Pictures in the data should be dropped; transcribe exactly the lines from the one that has "Reproduce this chart with Apache ECharts." through the one that has "const arrowFE = [[12.6, 13.4], [9.25, 26.8]];".
.....
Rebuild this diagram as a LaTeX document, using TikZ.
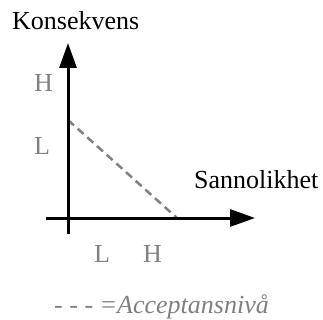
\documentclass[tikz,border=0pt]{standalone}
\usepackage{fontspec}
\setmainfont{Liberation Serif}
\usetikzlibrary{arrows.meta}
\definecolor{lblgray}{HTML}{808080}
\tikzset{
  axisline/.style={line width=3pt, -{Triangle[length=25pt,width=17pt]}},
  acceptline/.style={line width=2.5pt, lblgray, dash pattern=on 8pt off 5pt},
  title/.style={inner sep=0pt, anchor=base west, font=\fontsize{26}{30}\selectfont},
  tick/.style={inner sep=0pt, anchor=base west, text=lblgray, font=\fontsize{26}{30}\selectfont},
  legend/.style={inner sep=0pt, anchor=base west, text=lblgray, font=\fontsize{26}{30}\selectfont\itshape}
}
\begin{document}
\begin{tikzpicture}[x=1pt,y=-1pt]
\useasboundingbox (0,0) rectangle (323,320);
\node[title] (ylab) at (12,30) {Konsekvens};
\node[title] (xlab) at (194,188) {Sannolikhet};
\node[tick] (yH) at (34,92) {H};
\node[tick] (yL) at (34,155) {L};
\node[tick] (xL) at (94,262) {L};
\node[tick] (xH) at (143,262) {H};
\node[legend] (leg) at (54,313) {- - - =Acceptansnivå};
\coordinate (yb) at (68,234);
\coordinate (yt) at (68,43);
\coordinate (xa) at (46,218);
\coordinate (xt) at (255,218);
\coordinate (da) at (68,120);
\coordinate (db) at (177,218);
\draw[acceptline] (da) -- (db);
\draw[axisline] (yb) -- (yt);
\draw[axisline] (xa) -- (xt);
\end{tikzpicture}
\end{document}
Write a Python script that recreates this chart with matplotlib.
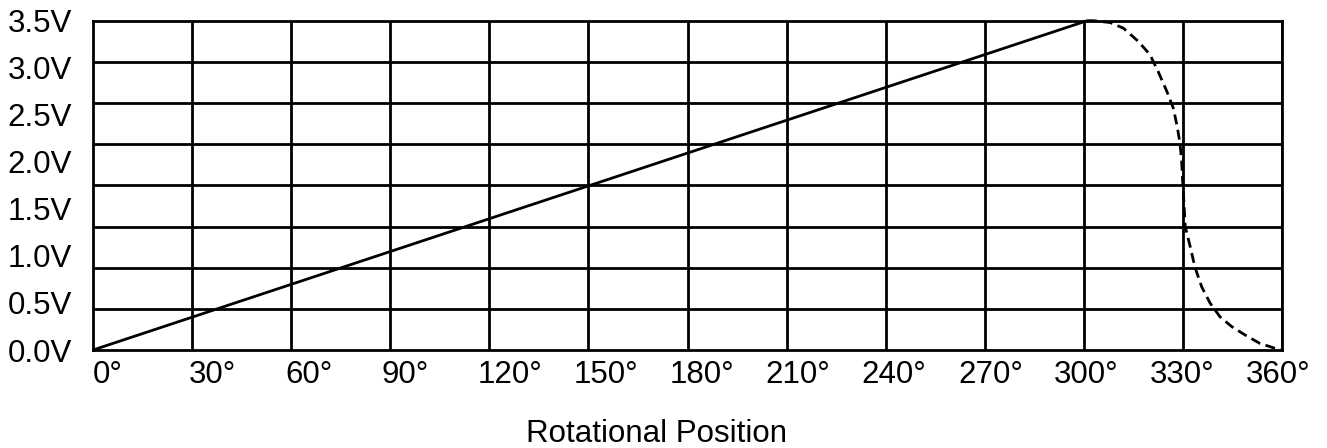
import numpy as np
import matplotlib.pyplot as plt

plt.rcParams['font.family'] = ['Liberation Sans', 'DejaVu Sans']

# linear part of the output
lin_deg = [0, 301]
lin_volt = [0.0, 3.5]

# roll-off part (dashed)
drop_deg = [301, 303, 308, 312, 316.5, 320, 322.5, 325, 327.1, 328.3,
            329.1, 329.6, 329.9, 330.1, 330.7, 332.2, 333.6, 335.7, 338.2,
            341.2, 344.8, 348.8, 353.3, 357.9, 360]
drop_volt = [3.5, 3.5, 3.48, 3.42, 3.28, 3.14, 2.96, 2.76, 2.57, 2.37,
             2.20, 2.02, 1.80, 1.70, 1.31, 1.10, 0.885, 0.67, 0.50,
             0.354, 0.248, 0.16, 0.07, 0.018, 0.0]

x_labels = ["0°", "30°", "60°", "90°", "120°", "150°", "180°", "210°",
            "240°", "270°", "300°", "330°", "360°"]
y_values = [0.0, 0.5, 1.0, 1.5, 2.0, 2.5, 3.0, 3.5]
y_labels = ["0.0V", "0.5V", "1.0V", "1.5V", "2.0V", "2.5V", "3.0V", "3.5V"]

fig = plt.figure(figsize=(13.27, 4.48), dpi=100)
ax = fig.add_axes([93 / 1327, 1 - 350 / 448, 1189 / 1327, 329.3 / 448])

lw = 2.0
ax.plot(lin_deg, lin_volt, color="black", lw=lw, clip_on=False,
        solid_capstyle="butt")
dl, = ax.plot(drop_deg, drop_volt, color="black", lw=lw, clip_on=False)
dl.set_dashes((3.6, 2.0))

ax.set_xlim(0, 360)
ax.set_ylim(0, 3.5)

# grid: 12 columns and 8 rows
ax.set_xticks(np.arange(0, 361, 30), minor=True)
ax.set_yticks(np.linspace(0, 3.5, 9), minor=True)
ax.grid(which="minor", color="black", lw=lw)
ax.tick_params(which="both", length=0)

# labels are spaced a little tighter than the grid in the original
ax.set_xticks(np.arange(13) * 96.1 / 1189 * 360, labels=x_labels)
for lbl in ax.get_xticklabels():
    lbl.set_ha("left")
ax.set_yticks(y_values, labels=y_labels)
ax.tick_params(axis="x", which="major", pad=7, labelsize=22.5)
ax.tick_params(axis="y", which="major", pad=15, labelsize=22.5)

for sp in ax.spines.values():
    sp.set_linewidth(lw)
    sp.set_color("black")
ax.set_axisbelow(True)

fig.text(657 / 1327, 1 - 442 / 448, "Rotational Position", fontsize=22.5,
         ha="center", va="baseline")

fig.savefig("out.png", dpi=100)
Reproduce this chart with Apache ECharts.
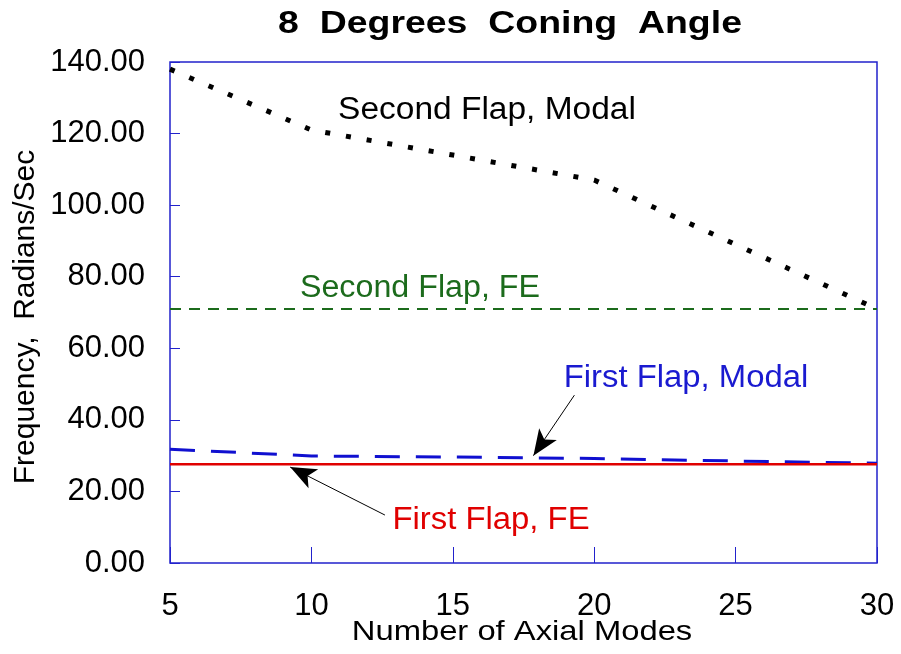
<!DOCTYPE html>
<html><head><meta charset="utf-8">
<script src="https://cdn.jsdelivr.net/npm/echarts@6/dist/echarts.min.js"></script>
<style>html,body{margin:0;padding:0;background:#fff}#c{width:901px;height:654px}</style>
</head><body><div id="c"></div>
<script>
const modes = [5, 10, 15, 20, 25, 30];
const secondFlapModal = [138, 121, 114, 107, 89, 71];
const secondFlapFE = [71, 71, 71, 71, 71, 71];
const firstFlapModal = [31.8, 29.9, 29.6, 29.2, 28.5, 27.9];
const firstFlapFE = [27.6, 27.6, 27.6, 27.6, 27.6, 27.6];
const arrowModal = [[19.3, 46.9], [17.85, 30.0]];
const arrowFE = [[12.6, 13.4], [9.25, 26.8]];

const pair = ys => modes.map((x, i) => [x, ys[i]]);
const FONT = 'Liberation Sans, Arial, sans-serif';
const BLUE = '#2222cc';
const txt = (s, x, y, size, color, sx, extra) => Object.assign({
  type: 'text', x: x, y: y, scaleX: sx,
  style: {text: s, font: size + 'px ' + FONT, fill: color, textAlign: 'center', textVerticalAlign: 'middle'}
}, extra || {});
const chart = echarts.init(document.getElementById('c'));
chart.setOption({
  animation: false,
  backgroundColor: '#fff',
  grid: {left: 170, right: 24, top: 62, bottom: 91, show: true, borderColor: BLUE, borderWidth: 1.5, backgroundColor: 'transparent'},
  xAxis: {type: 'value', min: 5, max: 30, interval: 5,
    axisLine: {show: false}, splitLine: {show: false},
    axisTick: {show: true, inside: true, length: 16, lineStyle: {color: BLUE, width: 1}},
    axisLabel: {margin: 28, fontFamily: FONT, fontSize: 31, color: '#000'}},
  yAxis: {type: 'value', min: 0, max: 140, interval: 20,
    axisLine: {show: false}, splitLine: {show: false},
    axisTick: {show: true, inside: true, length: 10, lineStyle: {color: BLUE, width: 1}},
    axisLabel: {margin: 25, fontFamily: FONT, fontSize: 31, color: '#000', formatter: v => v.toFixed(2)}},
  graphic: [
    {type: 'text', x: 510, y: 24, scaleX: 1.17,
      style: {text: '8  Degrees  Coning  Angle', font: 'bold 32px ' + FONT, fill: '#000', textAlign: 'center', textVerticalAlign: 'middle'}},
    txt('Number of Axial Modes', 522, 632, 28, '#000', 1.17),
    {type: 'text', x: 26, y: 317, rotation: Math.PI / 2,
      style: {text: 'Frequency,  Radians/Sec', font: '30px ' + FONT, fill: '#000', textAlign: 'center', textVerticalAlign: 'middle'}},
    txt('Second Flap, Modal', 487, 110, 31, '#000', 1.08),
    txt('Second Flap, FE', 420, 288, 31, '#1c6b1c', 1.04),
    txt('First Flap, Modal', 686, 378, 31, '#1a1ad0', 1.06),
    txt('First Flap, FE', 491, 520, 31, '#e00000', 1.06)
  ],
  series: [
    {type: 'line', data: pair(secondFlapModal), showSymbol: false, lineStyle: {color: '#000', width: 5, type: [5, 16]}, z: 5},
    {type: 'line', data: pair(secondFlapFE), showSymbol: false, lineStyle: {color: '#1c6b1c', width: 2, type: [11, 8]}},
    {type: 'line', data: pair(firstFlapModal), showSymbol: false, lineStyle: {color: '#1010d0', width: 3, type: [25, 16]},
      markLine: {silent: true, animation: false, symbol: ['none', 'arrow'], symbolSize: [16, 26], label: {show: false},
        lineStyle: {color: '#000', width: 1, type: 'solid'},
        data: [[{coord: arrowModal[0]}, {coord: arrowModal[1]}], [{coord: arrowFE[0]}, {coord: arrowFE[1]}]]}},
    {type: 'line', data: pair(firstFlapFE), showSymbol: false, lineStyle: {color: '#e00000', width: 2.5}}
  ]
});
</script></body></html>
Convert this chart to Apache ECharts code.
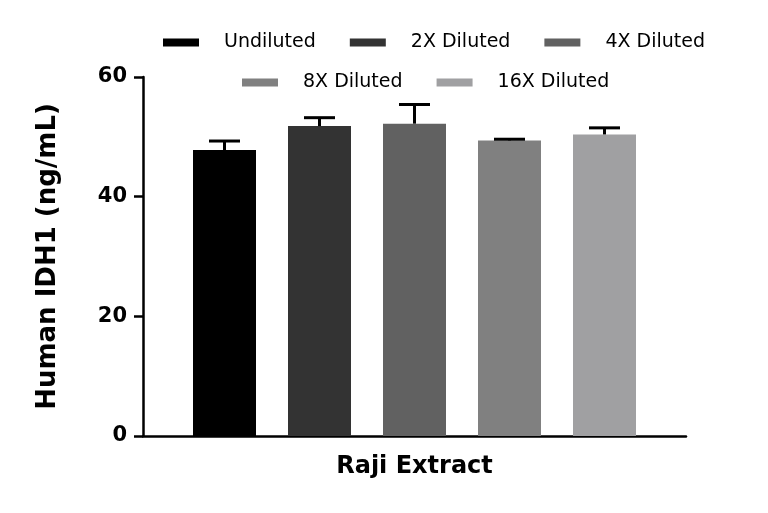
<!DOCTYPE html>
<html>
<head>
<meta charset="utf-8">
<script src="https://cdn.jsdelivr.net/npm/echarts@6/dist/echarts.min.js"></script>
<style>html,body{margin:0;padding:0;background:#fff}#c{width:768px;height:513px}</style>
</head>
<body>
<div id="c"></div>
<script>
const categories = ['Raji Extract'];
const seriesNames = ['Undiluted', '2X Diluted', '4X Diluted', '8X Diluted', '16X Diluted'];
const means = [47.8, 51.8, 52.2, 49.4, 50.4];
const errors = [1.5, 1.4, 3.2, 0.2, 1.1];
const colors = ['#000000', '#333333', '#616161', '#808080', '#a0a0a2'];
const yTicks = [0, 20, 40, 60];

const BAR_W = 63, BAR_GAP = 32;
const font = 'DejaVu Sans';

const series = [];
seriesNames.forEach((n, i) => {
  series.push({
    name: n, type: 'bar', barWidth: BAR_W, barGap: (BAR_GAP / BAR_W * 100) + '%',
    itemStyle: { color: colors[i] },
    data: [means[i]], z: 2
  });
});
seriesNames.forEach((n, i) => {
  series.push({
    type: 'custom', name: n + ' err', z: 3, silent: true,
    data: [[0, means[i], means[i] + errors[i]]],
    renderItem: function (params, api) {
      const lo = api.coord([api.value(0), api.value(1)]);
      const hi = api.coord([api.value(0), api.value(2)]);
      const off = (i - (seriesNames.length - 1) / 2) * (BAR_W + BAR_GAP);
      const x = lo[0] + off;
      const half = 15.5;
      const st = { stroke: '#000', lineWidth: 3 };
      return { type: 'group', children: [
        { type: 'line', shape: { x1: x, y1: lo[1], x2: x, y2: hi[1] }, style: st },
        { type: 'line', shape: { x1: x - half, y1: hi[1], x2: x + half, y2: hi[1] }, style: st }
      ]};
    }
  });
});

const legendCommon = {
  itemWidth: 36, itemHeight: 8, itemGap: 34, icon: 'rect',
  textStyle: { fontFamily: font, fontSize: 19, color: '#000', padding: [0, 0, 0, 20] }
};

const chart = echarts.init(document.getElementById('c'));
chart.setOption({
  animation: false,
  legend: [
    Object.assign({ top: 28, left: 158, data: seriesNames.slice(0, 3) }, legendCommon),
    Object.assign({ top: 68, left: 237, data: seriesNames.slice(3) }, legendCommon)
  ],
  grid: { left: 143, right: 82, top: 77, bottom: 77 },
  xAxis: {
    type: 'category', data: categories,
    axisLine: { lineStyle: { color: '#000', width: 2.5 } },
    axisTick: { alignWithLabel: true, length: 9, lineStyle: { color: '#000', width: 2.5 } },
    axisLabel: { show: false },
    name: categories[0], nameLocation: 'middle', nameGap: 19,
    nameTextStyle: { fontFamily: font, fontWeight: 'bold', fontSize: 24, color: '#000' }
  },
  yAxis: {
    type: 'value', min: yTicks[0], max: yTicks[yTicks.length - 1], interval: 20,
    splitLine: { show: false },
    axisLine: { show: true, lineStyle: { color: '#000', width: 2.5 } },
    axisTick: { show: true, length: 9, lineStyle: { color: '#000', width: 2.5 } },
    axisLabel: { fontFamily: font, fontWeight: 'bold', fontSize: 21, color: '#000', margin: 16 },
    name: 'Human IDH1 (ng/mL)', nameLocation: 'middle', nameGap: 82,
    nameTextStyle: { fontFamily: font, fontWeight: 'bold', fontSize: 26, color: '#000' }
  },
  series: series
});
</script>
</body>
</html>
.....
> [Result below]:
Reproduce this chart with Apache ECharts.
<!DOCTYPE html>
<html><head><meta charset="utf-8">
<script src="https://cdn.jsdelivr.net/npm/echarts@6/dist/echarts.min.js"></script>
<style>html,body{margin:0;padding:0;background:#fff}#c{width:901px;height:654px}</style>
</head><body><div id="c"></div>
<script>
const modes = [5, 10, 15, 20, 25, 30];
const secondFlapModal = [138, 121, 114, 107, 89, 71];
const secondFlapFE = [71, 71, 71, 71, 71, 71];
const firstFlapModal = [31.8, 29.9, 29.6, 29.2, 28.5, 27.9];
const firstFlapFE = [27.6, 27.6, 27.6, 27.6, 27.6, 27.6];
const arrowModal = [[19.3, 46.9], [17.85, 30.0]];
const arrowFE = [[12.6, 13.4], [9.25, 26.8]];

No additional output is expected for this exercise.